1. A method of liquefying a natural gas, comprising the steps of:

(a) subjecting the natural gas to a first cooling cycle in which the natural gas is cooled to a temperature at least as low as -30° C. by a first coolant mixture that has been compressed, at least partially condensed by cooling with a first external coolant fluid, subcooled, expanded, and vaporized;

(b) after step (a), subjecting the natural gas to a second cooling cycle in which the natural gas is condensed and subcooled by a second coolant mixture that has been compressed, cooled with a second external coolant fluid, cooled by heat exchange with the first coolant mixture during the first cooling cycle, to bring the second coolant mixture to an at least partially condensed state, and subjected without phase separation to the second cooling step, to cause the second coolant mixture to be totally condensed, expanded, and evaporated at at least two pressure levels; and

(c) after step (b), expanding the natural gas to form liquefied natural gas.

2. A method according to claim 1, wherein the first coolant mixture includes at least ethane, propane, and butane.

3. A method according to claim 1, wherein the second coolant mixture includes at least methane, ethane, propane, and nitrogen and has a molecular weight between 22 and 27.

4. A method according to claim 1, wherein at least one of the external collant fluids is an available ambient fluid.

5. A method according to claim 1, wherein the first cooling cycle and the second cooling cycle are performed in a single exchange line having plate exchangers mounted in parallel.

6. A method according to claim 1, wherein in the first cooling cycle the natural gas is cooled to a temperature such as to balance the compression powers in the first and second cooling cycles and each of the first and second cooling cycles includes a compression step performed by identical gas turbines.

7. A according to claim 1, wherein the second coolant mixture is compressed at a pressure of between 3 and 7 MPa.

8. A method according to claim 1, wherein the second coolant mixture is evaporated at a first pressure level of between 0.1 and 0.3 MPa and at a second pressure level of between 0.3 and 1 MPa.

9. A method according to claim 1, wherein the second coolant mixture upon leaving the first cooling cycle has a condensed mole fraction of at least 90%.

10. A method according to claim 1, wherein the molar ratio between the second coolant mixture flow and the natural gas flow is less than 1.

11. A method according to claim 1, wherein in the first cooling cycle the natural gas is cooled to a temperature in the range of -40° to -70° C.

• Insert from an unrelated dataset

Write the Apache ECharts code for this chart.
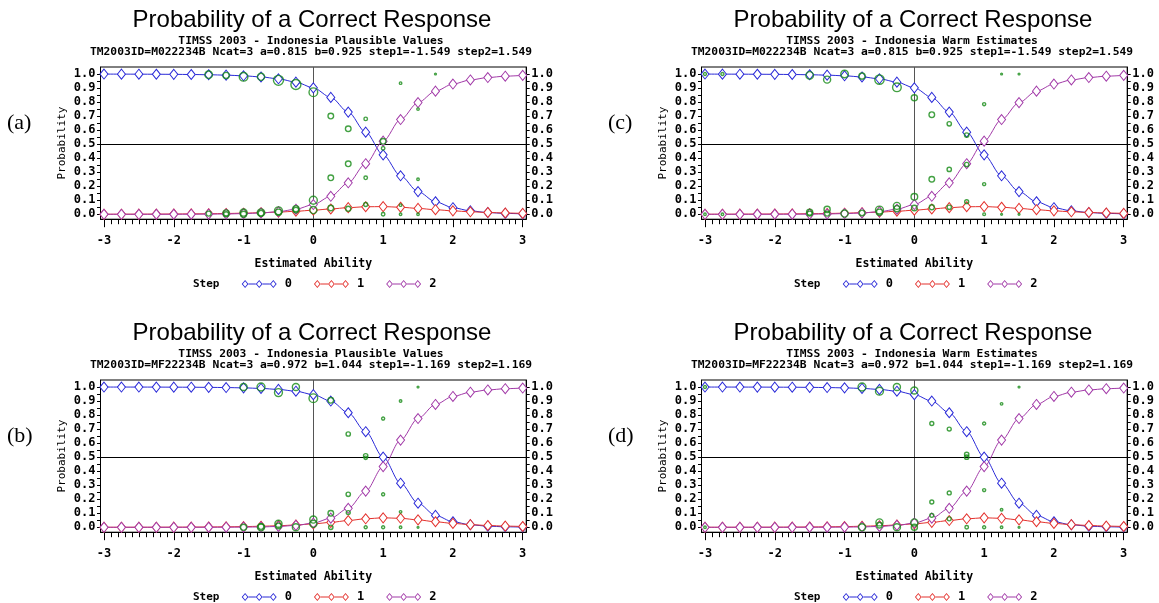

12. Apparatus for liquefying a natural gas, comprising:

means defining a first cooling zone, including a first precooling circuit having a first coolant mixture therein, to cool the natural gas down to a temperature at least as low as -30° C. and to at least partially condense a second coolant mixture;

means defining a second cooling zone, to cool the natural gas from said first cooling zone to a temperature at least as low as -140° C. by vaporization of the at least partially condensed second coolant mixture from said first cooling zone without phase separation;

means for expanding the natural gas cooled in said second cooling zone;

means for expanding the first and second coolant mixtures;

means for compressing the first and second coolant mixtures.

13. An apparatus according to claim 12, wherein said second cooling zone comprises a single exchange line having four independent passes, allowing passage of natural gas from said first cooling zone, the second coolant mixture, and fractions of said coolant mixture after expansion.

14. An apparatus according to claim 12, wherein said second cooling zone includes a heat exchange section including at least two successive sections and four exchange lines.

15. An apparatus according to claim 12, wherein said first and second cooling zones are built into a single exchange line.

16. Apparatus according to claim 12, wherein said first and said second cooling zones further include compression systems, and gas turbines for driving said compression systems.